H. ART Chaos

H.ART Chaos ファンクラブ新年会の為の「プライベート・パフォーマンス」

裸体と現代

ある知人に誘われてH.ArtChaosのファンクラブ新年会の為の「プライベート・パフォーマンスを見に行った。
今回は白河直子のソロダンスと奥山由美子とのデュエットを見ることが出来た。いずれも過去に上演をされた作品の一部分である。
銀色の床の上に宙から椅子が釣られている。
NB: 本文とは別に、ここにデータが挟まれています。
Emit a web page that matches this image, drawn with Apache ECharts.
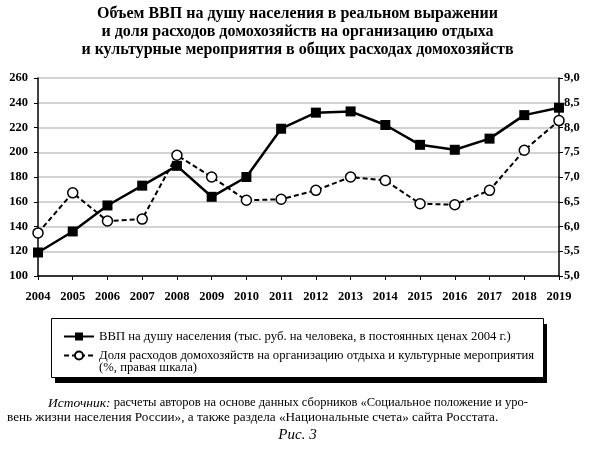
<!DOCTYPE html>
<html>
<head>
<meta charset="utf-8">
<script src="https://cdn.jsdelivr.net/npm/echarts@6/dist/echarts.min.js"></script>
<style>
  html, body { margin: 0; padding: 0; background: #fff; }
  #chart { width: 595px; height: 454px; }
</style>
</head>
<body>
<div id="chart"></div>
<script>
// годы
var years = ['2004','2005','2006','2007','2008','2009','2010','2011','2012','2013','2014','2015','2016','2017','2018','2019'];
// ВВП на душу населения, тыс. руб.
var gdpPerCapita = [119, 136, 157, 173, 189, 164, 180, 219, 232, 233, 222, 206, 202, 211, 230, 236];
// доля расходов на отдых и культуру, %
var leisureShare = [5.87, 6.68, 6.11, 6.15, 7.44, 7.0, 6.53, 6.55, 6.73, 7.0, 6.93, 6.46, 6.44, 6.73, 7.54, 8.14];

var titleLines = [
  'Объем ВВП на душу населения в реальном выражении',
  'и доля расходов домохозяйств на организацию отдыха',
  'и культурные мероприятия в общих расходах домохозяйств'
];
var seriesNames = [
  'ВВП на душу населения (тыс. руб. на человека, в постоянных ценах 2004 г.)',
  'Доля расходов домохозяйств на организацию отдыха и культурные мероприятия\n(%, правая шкала)'
];

var serif = '"Liberation Serif", "DejaVu Serif", serif';

var chart = echarts.init(document.getElementById('chart'));

var axisLabelStyle = { color: '#000', fontFamily: serif, fontSize: 12.5, fontWeight: 'bold' };

var option = {
  backgroundColor: '#fff',
  animation: false,
  title: {
    text: titleLines.join('\n'),
    left: 'center',
    top: 5,
    padding: 0,
    textStyle: { fontFamily: serif, fontSize: 16, fontWeight: 'bold', color: '#000', lineHeight: 17.8 }
  },
  grid: { left: 38, right: 36, top: 78, bottom: 178 },
  xAxis: {
    type: 'category',
    data: years,
    boundaryGap: false,
    axisLine: { lineStyle: { color: '#000', width: 1.5 } },
    axisTick: { alignWithLabel: true, length: 4, lineStyle: { color: '#000' } },
    axisLabel: Object.assign({ margin: 14 }, axisLabelStyle)
  },
  yAxis: [
    {
      type: 'value',
      min: 100, max: 260, interval: 20,
      axisLine: { show: true, lineStyle: { color: '#000', width: 1.5 } },
      axisTick: { show: true, length: 4, lineStyle: { color: '#000' } },
      axisLabel: Object.assign({ margin: 10 }, axisLabelStyle),
      splitLine: { lineStyle: { color: '#c4c4c4', width: 1.5 } }
    },
    {
      type: 'value',
      min: 5, max: 9, interval: 0.5,
      position: 'right',
      axisLine: { show: true, lineStyle: { color: '#000', width: 1.5 } },
      axisTick: { show: true, length: 4, lineStyle: { color: '#000' } },
      axisLabel: Object.assign({
        margin: 5,
        formatter: function (v) { return v.toFixed(1).replace('.', ','); }
      }, axisLabelStyle),
      splitLine: { show: false }
    }
  ],
  legend: {
    orient: 'vertical',
    left: 51,
    top: 318,
    padding: [12, 11, 5, 12],
    itemGap: -6,
    itemWidth: 30,
    itemHeight: 10,
    textStyle: { fontFamily: serif, fontSize: 12.7, color: '#000', lineHeight: 12 },
    // пустая строка сверху, чтобы значок стоял на уровне первой строки
    formatter: function (name) {
      return name.indexOf('\n') >= 0 ? ' \n' + name : name;
    },
    data: [seriesNames[0], seriesNames[1]]
  },
  graphic: [
    // рамка легенды с тенью
    {
      type: 'rect', z: 0,
      shape: { x: 55, y: 324, width: 492, height: 59 },
      style: { fill: '#000' }
    },
    {
      type: 'rect', z: 1,
      shape: { x: 51.5, y: 318.5, width: 492, height: 59 },
      style: { fill: '#fff', stroke: '#000', lineWidth: 1 }
    },
    {
      type: 'text', left: 48, top: 396,
      style: {
        text: '{i|Источник:} расчеты авторов на основе данных сборников «Социальное положение и уро-',
        font: '12.5px ' + serif, fill: '#000',
        rich: { i: { fontStyle: 'italic', fontFamily: serif, fontSize: 13.5 } }
      }
    },
    {
      type: 'text', left: 7, top: 411,
      style: { text: 'вень жизни населения России», а также раздела «Национальные счета» сайта Росстата.', font: '13.2px ' + serif, fill: '#000' }
    },
    {
      type: 'text', left: 'center', top: 428,
      style: { text: 'Рис. 3', font: 'italic 15px ' + serif, fill: '#000' }
    }
  ],
  series: [
    {
      name: seriesNames[0],
      type: 'line',
      yAxisIndex: 0,
      data: gdpPerCapita,
      symbol: 'rect',
      symbolSize: 10,
      itemStyle: { color: '#000' },
      lineStyle: { color: '#000', width: 2.5 }
    },
    {
      name: seriesNames[1],
      type: 'line',
      yAxisIndex: 1,
      data: leisureShare,
      symbol: 'circle',
      symbolSize: 10,
      showAllSymbol: true,
      itemStyle: { color: '#fff', borderColor: '#000', borderWidth: 1.5 },
      lineStyle: { color: '#000', width: 2, type: [5, 3] }
    }
  ]
};

chart.setOption(option);
</script>
</body>
</html>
半裸の白河が現れ「秘密クラブ・・・浮遊をする天使たち」(19922年初演で2000年までシリーズ物で上演)からの抜粋のソロが始まる。雄雄しい表情の白河と女性的な肉体美は両性具有(アンドロギヌス)を想わせる。白く光る肉体が両手を折り曲げかがんだかと思うと、踊り手は身体をしならせ、片腕をすっとは知らせる。指先の形一つ一つまで腕で細かく形をつくったかと思えば、白河は宙を走り出す。スピーディーに、そして熱くトーンを変えながら。裸体というのは彼女たちのこだわる表現様式だ。戦前のドイツでは裸体文化は舞踊と結びつきながらひとつの対抗文化を形作る。近年の日本社会では裸体表現は広告からポルノグラフィーまで幅の広く社会で見られる。白河の表現は広告のような印刷媒体の裸体にみられない崇高さも帯びているといえる。この作品の踊り手の動きは今では多く見られるスタイルだが、90年代の作品としては前衛的であり90年代以後の現代舞踊と比較してみるとラディカルさも背景にあるといえる。新しさは裸体表現というよりはむしろ形象美を中心としたムーブメントにあるといえるだろう。日本のポストモダン・ダンスやパフォーマンスにもその影響に基づき裸体にこだわる作家も多いが、彼らとの差異を考えてみるとすれば、「内的な衝動」を外化させるというよりは、素材としての肉体を通じて思索的に動きを形作る。内にこもりがちな若手の表現と比べてみると、外に開いているといえる。モダンダンスのような内面や自我という重心でもなく、内にこもりがちな表現とも異なる作風は80年代後半から失われた10年にいたる90年代にかけて形成された。「神々を創る機械」(2001年に初演し、2005年に2005年版を上演)の1シーンは大島と白河のデュエットだ。白河が黒いジャケットをはだけると紅い粒子が床に舞い落ちる。人の業の深さや内面の痛みを感じさせもする演出だ。奥山が脇に現れ宙に向かって祈り続ける。祈る女に白河が絡み人間の贖罪のような光景が描かれた。審美的な美意識を模索してきた彼女たちの世界観が現れている情景ともいえる。90年代から2000年までを回顧させ、同時に近未来の身体表現のベクトルについても感じさせた夜だった。